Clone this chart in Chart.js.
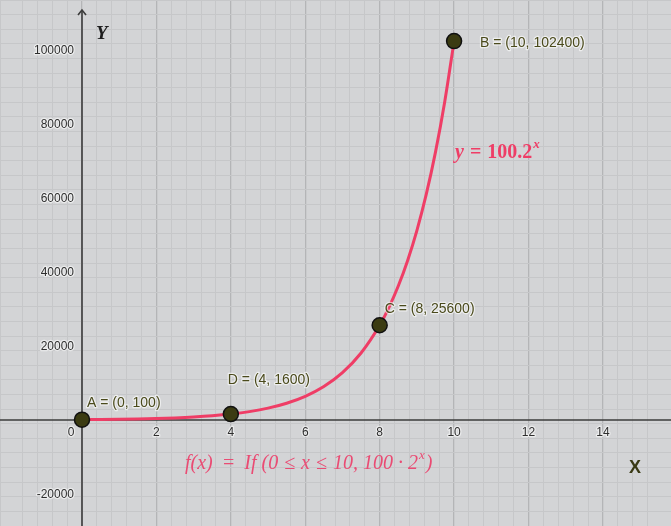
<!DOCTYPE html>
<html>
<head>
<meta charset="utf-8">
<script src="https://cdn.jsdelivr.net/npm/chart.js@4/dist/chart.umd.min.js"></script>
<style>
html,body{margin:0;padding:0;background:#d3d4d6;overflow:hidden;}
#wrap{width:671px;height:526px;}
</style>
</head>
<body>
<div id="wrap"><canvas id="c" width="671" height="526"></canvas></div>
<script>
// ---- data ----
const curveX = [0, 0.5, 1, 1.5, 2, 2.5, 3, 3.5, 4, 4.5, 5, 5.5, 6, 6.5, 7, 7.5, 8, 8.25, 8.5, 8.75, 9, 9.25, 9.5, 9.75, 10];
const curveY = [100, 141, 200, 283, 400, 566, 800, 1131, 1600, 2263, 3200, 4525, 6400, 9051, 12800, 18102, 25600, 30444, 36204, 43054, 51200, 60887, 72408, 86108, 102400];
const pointNames = ['A', 'D', 'C', 'B'];
const pointX = [0, 4, 8, 10];
const pointY = [100, 1600, 25600, 102400];
const xTickLabels = [0, 2, 4, 6, 8, 10, 12, 14];
const yTickLabels = [-20000, 20000, 40000, 60000, 80000, 100000];
const curveLabelParts = ['y', '=', '100.2', 'x'];
const funcLabelParts = ['f(x)', '=', 'If (0', '≤', 'x', '≤', '10, 100 · 2', 'x', ')'];

const X_MIN = -2.204, X_MAX = 15.83, Y_MIN = -28649, Y_MAX = 113514;
const RED = '#ef3d66';
const OLIVE = '#4a4a1c';

function isMajor(v, m) { const r = v / m; return Math.abs(r - Math.round(r)) < 1e-6; }

const overlay = {
  id: 'overlay',
  beforeDatasetsDraw(chart) {
    const ctx = chart.ctx, xs = chart.scales.x, ys = chart.scales.y;
    const x0 = xs.getPixelForValue(0), y0 = ys.getPixelForValue(0);
    ctx.save();
    ctx.strokeStyle = '#3c3c3c';
    ctx.lineWidth = 1.6;
    ctx.beginPath();
    ctx.moveTo(0, y0); ctx.lineTo(chart.width, y0);
    ctx.moveTo(x0, chart.height); ctx.lineTo(x0, 11);
    ctx.stroke();
    ctx.beginPath();
    ctx.moveTo(x0 - 4, 15); ctx.lineTo(x0, 10); ctx.lineTo(x0 + 4, 15);
    ctx.stroke();
    ctx.font = '12px "Liberation Sans", Arial, sans-serif';
    ctx.lineJoin = 'round';
    ctx.fillStyle = '#2e2e2e';
    ctx.strokeStyle = 'rgba(255,255,255,0.55)';
    ctx.lineWidth = 2.5;
    ctx.textBaseline = 'middle';
    ctx.textAlign = 'right';
    yTickLabels.forEach(v => {
      const py = ys.getPixelForValue(v);
      ctx.strokeText(String(v), x0 - 8, py + 1);
      ctx.fillText(String(v), x0 - 8, py + 1);
    });
    ctx.textAlign = 'center';
    xTickLabels.forEach(v => {
      let px = xs.getPixelForValue(v);
      if (v === 0) px -= 11;
      ctx.strokeText(String(v), px, y0 + 13);
      ctx.fillText(String(v), px, y0 + 13);
    });
    ctx.textAlign = 'left';
    ctx.fillStyle = '#1e1e1e';
    ctx.font = 'italic bold 19px "Liberation Serif", "DejaVu Serif", serif';
    ctx.fillText('Y', x0 + 14, 34);
    ctx.fillStyle = '#3a3a14';
    ctx.font = 'bold 18px "Liberation Sans", Arial, sans-serif';
    ctx.fillText('X', 629, 468);
    ctx.restore();
  },
  afterDatasetsDraw(chart) {
    const ctx = chart.ctx;
    const meta = chart.getDatasetMeta(1);
    const offs = [[5, -16], [-3, -34], [5, -16], [26, 2]];
    ctx.save();
    ctx.font = '14px "Liberation Sans", Arial, sans-serif';
    ctx.textBaseline = 'middle';
    ctx.textAlign = 'left';
    ctx.lineJoin = 'round';
    meta.data.forEach((el, i) => {
      const t = pointNames[i] + ' = (' + pointX[i] + ', ' + pointY[i] + ')';
      const px = el.x + offs[i][0], py = el.y + offs[i][1];
      ctx.strokeStyle = 'rgba(255,255,255,0.6)';
      ctx.lineWidth = 2.5;
      ctx.strokeText(t, px, py);
      ctx.fillStyle = OLIVE;
      ctx.fillText(t, px, py);
    });
    const SER = '"Liberation Serif", "DejaVu Serif", serif';
    ctx.fillStyle = RED;
    let x = 455, y = 153;
    ctx.font = 'italic bold 20px ' + SER;
    ctx.fillText(curveLabelParts[0], x, y); x += ctx.measureText(curveLabelParts[0]).width + 6;
    ctx.font = 'bold 20px ' + SER;
    ctx.fillText(curveLabelParts[1], x, y); x += ctx.measureText(curveLabelParts[1]).width + 6;
    ctx.fillText(curveLabelParts[2], x, y); x += ctx.measureText(curveLabelParts[2]).width + 1;
    ctx.font = 'italic bold 13px ' + SER;
    ctx.fillText(curveLabelParts[3], x, y - 8);
    ctx.fillStyle = '#ea4b73';
    x = 185; y = 464;
    const gaps = [9, 9, 6, 6, 6, 6, 1, 1, 0];
    funcLabelParts.forEach((p, i) => {
      const sup = (i === 7);
      ctx.font = 'italic ' + (sup ? 13 : 20) + 'px ' + SER;
      ctx.fillText(p, x, sup ? y - 8 : y);
      x += ctx.measureText(p).width + gaps[i];
    });
    ctx.restore();
  }
};

new Chart(document.getElementById('c'), {
  type: 'scatter',
  data: {
    datasets: [
      {
        label: 'f(x)',
        order: 2,
        data: curveX.map((v, i) => ({x: v, y: curveY[i]})),
        showLine: true,
        borderColor: RED,
        borderWidth: 3,
        pointRadius: 0,
        cubicInterpolationMode: 'monotone',
        fill: false
      },
      {
        label: 'points',
        order: 1,
        data: pointX.map((v, i) => ({x: v, y: pointY[i]})),
        showLine: false,
        pointRadius: 7.5,
        pointBackgroundColor: '#3b3b12',
        pointBorderColor: '#111111',
        pointBorderWidth: 1.5
      }
    ]
  },
  options: {
    responsive: false,
    animation: false,
    layout: {padding: 0, autoPadding: false},
    plugins: {legend: {display: false}, tooltip: {enabled: false}},
    scales: {
      x: {
        type: 'linear', min: X_MIN, max: X_MAX,
        ticks: {display: false, stepSize: 0.4},
        border: {display: false},
        grid: {
          drawTicks: false,
          color: c => isMajor(c.tick.value, 2) ? '#b4b5b7' : '#c6c7c9',
          lineWidth: c => isMajor(c.tick.value, 2) ? 1.3 : 1
        },
        afterFit: s => { s.height = 0; }
      },
      y: {
        type: 'linear', min: Y_MIN, max: Y_MAX,
        ticks: {display: false, stepSize: 4000},
        border: {display: false},
        grid: {
          drawTicks: false,
          color: c => isMajor(c.tick.value, 20000) ? '#b4b5b7' : '#c6c7c9',
          lineWidth: c => isMajor(c.tick.value, 20000) ? 1.3 : 1
        },
        afterFit: s => { s.width = 0; }
      }
    }
  },
  plugins: [overlay]
});
</script>
</body>
</html>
┄┄┄┄┄┄┄┄┄┄
Starting at the top of the listing above, reproduce each line up to and including the one with "function isMajor(v, m)"; omit the pictures.

Task output
Clone this chart in Chart.js.
<!DOCTYPE html>
<html>
<head>
<meta charset="utf-8">
<script src="https://cdn.jsdelivr.net/npm/chart.js@4/dist/chart.umd.min.js"></script>
<style>
html,body{margin:0;padding:0;background:#d3d4d6;overflow:hidden;}
#wrap{width:671px;height:526px;}
</style>
</head>
<body>
<div id="wrap"><canvas id="c" width="671" height="526"></canvas></div>
<script>
// ---- data ----
const curveX = [0, 0.5, 1, 1.5, 2, 2.5, 3, 3.5, 4, 4.5, 5, 5.5, 6, 6.5, 7, 7.5, 8, 8.25, 8.5, 8.75, 9, 9.25, 9.5, 9.75, 10];
const curveY = [100, 141, 200, 283, 400, 566, 800, 1131, 1600, 2263, 3200, 4525, 6400, 9051, 12800, 18102, 25600, 30444, 36204, 43054, 51200, 60887, 72408, 86108, 102400];
const pointNames = ['A', 'D', 'C', 'B'];
const pointX = [0, 4, 8, 10];
const pointY = [100, 1600, 25600, 102400];
const xTickLabels = [0, 2, 4, 6, 8, 10, 12, 14];
const yTickLabels = [-20000, 20000, 40000, 60000, 80000, 100000];
const curveLabelParts = ['y', '=', '100.2', 'x'];
const funcLabelParts = ['f(x)', '=', 'If (0', '≤', 'x', '≤', '10, 100 · 2', 'x', ')'];

const X_MIN = -2.204, X_MAX = 15.83, Y_MIN = -28649, Y_MAX = 113514;
const RED = '#ef3d66';
const OLIVE = '#4a4a1c';

function isMajor(v, m) { const r = v / m; return Math.abs(r - Math.round(r)) < 1e-6; }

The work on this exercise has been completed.